4. 1Mit der wirksam angezeigten Abtretung oder Verpfändung (bzw. ausgebrachten Pfändung) geht nicht die gesamte Rechtsstellung des Steuerpflichtigen über (BFH-Urteile vom 21.3.1975 – VI R 238/71 – BStBl II, S. 669, vom 15.5.1975 – V R 84/70 – BStBl 1976 II, S. 41, vom 25.4.1978 – VII R 2/75 – BStBl II, S. 465, und vom 27.1.1993 – II S 10/92 – BFH/NV S. 350 ). 2Übertragen wird nur der Zahlungsanspruch. 3Auch nach einer Abtretung, Pfändung oder Verpfändung ist der Steuerbescheid nur dem Steuerpflichtigen bekannt zu geben. 4Der neue Gläubiger des Erstattungsanspruchs kann nicht den Steuerbescheid anfechten. 5Dem neuen Gläubiger des Erstattungsanspruchs muss nur mitgeteilt werden, ob und ggf. in welcher Höhe sich aus der Veranlagung ein Erstattungsanspruch ergeben hat und ob und ggf. in welcher Höhe aufgrund der Abtretung, Pfändung oder Verpfändung an ihn zu leisten ist. 6Über Streitigkeiten hierüber ist durch Verwaltungsakt nach § 218 Abs. 2 zu entscheiden. 7Der neue Gläubiger des Erstattungsanspruchs ist nicht befugt, einen Antrag auf Einkommensteuerveranlagung gemäß § 46 Abs. 2 Nr. 8 EStG zu stellen.8 Der neue Gläubiger des Erstattungsanspruchs ist nicht befugt, einen Antrag auf Einkommensteuerveranlagung gemäß § 46 Abs. 2 Nr. 8 EStG zu stellen (vgl. BFH-Urteil vom 18.8.1998 – VII R 114/97 – BStBl 1999 II, S. 84). 9Die vorstehenden Sätze gelten entsprechend für Fälle einer Überleitung von Steuererstattungsansprüchen gemäß § 93 SGB XII. 10Für die Überleitung von Steuererstattungsansprüchen nach dem Asylbewerberleistungsgesetz ist § 93 SGB XII entsprechend anzuwenden (§ 7 Abs. 3 AsylbLG). 11Für Fälle des Übergangs von Steuererstattungsansprüchen im Wege des gesetzlichen Forderungsübergangs im Rahmen der Leistungen zur Grundsicherung für Arbeitsuchende nach § 33 SGB II gelten die vorstehenden Sätze entsprechend. 12Dieser Antrag ist ein von den Rechtswirkungen des § 46 nicht erfasstes höchstpersönliches steuerliches Gestaltungsrecht. 13Die vorstehenden Sätze gelten entsprechend für Fälle einer Überleitung von Steuererstattungsansprüchen gemäß § 90 BSHG.

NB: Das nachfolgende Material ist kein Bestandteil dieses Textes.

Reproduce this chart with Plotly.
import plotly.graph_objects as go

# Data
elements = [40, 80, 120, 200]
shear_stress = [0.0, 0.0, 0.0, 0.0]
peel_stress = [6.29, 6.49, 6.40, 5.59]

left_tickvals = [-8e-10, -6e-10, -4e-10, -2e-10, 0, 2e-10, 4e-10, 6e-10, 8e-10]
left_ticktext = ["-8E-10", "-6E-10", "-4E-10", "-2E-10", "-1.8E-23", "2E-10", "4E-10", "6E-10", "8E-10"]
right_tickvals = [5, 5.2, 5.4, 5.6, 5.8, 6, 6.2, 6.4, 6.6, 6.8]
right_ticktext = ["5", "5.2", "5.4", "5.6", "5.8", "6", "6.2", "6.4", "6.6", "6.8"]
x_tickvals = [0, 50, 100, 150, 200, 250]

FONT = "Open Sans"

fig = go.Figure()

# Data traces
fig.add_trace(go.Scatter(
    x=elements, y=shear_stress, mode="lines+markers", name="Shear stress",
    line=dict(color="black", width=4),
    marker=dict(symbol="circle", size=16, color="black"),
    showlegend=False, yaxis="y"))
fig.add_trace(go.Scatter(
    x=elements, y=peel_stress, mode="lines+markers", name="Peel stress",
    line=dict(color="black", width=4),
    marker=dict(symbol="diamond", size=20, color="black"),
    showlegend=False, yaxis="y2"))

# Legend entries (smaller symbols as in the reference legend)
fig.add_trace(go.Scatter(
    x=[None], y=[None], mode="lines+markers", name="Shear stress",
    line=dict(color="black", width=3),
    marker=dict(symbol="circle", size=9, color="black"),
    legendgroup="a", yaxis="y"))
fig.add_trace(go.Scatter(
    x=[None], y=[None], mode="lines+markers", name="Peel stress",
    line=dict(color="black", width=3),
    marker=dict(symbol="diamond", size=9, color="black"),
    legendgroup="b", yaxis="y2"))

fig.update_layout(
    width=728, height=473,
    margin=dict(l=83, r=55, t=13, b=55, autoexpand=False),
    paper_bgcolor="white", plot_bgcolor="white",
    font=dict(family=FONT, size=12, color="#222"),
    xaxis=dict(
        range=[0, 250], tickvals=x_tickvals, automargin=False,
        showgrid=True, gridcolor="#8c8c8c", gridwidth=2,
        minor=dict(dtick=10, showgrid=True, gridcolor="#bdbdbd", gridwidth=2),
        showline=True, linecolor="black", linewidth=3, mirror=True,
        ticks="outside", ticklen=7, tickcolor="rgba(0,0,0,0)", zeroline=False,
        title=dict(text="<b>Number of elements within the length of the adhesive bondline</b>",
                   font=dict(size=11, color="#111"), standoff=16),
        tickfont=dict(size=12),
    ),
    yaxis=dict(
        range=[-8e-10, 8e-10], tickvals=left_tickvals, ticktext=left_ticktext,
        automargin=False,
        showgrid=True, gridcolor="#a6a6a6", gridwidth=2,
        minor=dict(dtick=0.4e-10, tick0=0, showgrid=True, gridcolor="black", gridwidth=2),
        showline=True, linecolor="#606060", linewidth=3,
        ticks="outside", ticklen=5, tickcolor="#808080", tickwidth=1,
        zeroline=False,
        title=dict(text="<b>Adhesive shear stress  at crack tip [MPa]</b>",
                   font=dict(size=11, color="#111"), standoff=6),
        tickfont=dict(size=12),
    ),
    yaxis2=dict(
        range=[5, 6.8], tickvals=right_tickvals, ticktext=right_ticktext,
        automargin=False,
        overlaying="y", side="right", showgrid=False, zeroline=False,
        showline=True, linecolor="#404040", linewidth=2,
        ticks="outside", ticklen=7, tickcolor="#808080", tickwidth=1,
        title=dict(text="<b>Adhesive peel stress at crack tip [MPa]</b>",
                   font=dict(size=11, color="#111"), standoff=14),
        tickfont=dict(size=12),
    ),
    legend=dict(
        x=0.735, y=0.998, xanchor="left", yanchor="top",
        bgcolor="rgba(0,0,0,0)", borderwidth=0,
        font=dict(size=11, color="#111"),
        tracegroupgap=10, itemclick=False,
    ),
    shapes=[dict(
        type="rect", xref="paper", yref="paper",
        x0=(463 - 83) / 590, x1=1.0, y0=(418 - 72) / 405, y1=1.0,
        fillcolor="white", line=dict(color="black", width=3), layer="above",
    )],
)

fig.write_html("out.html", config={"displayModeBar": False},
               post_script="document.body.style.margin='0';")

5. 1Fehlt in der Abtretungsanzeige, nach der die Erstattungsansprüche aus der Zusammenveranlagung abgetreten worden sind, die Unterschrift eines Ehegatten, so wird dadurch die Wirksamkeit der Abtretung des Anspruchs, soweit er auf den Ehegatten entfällt, der die Anzeige unterschrieben hat, nicht berührt (BFH-Urteil vom 13.3.1997 – VII R 39/96 – BStBl II, S. 522 ). 2Zum Erstattungsanspruch bei zusammenveranlagten Ehegatten vgl. zu § 37, Nr. 2.
6. 1Für die Anzeige der Abtretung oder Verpfändung eines Erstattungs- oder Vergütungsanspruches wird der in der Anlage abgedruckte Vordruck bestimmt. 2Die bislang geltende Fassung des Vordrucks kann weiterhin verwendet werden, wenn in Abschnitt III Nummer 3 im Freitextfeld nach dem Wort „oder“ eine kurze stichwortartige Kennzeichnung des der Abtretung zugrunde liegenden schuldrechtlichen Lebenssachverhaltes erfolgt (vgl. BFH-Urteil vom 28.9.2011 – VII R 52/10 – BStBl 2012 II, S. 92).
7. 1Die auf einem vollständig ausgefüllten amtlichen Vordruck erklärte, vom Abtretenden und vom Abtretungsempfänger jeweils eigenhändig unterschriebene Abtretungsanzeige kann der zuständigen Finanzbehörde auch per Telefax übermittelt werden (vgl. BFH-Urteil vom 8.6.2010 – VII R 39/09 – BStBl II, S. 839). 2Dies gilt entsprechend, wenn eine Abtretungsanzeige im Sinne des Satzes 1 eingescannt per E-Mail übermittelt wird. 3Die Anzeige der Abtretung wird wirksam, sobald die Kenntnisnahme durch die Finanzbehörde möglich und nach der Verkehrsanschauung zu erwarten ist (§ 130 Abs. 1 Satz 1 BGB). 4Dies bedeutet:5Eintritt der Wirksamkeit bei Übermittlung

  • während der üblichen Dienststunden der Finanzbehörde im Zeitpunkt der vollständigen Übermittlung;
  • außerhalb der üblichen Dienststunden der Finanzbehörde zum Zeitpunkt des Dienstbeginns am nächsten Arbeitstag.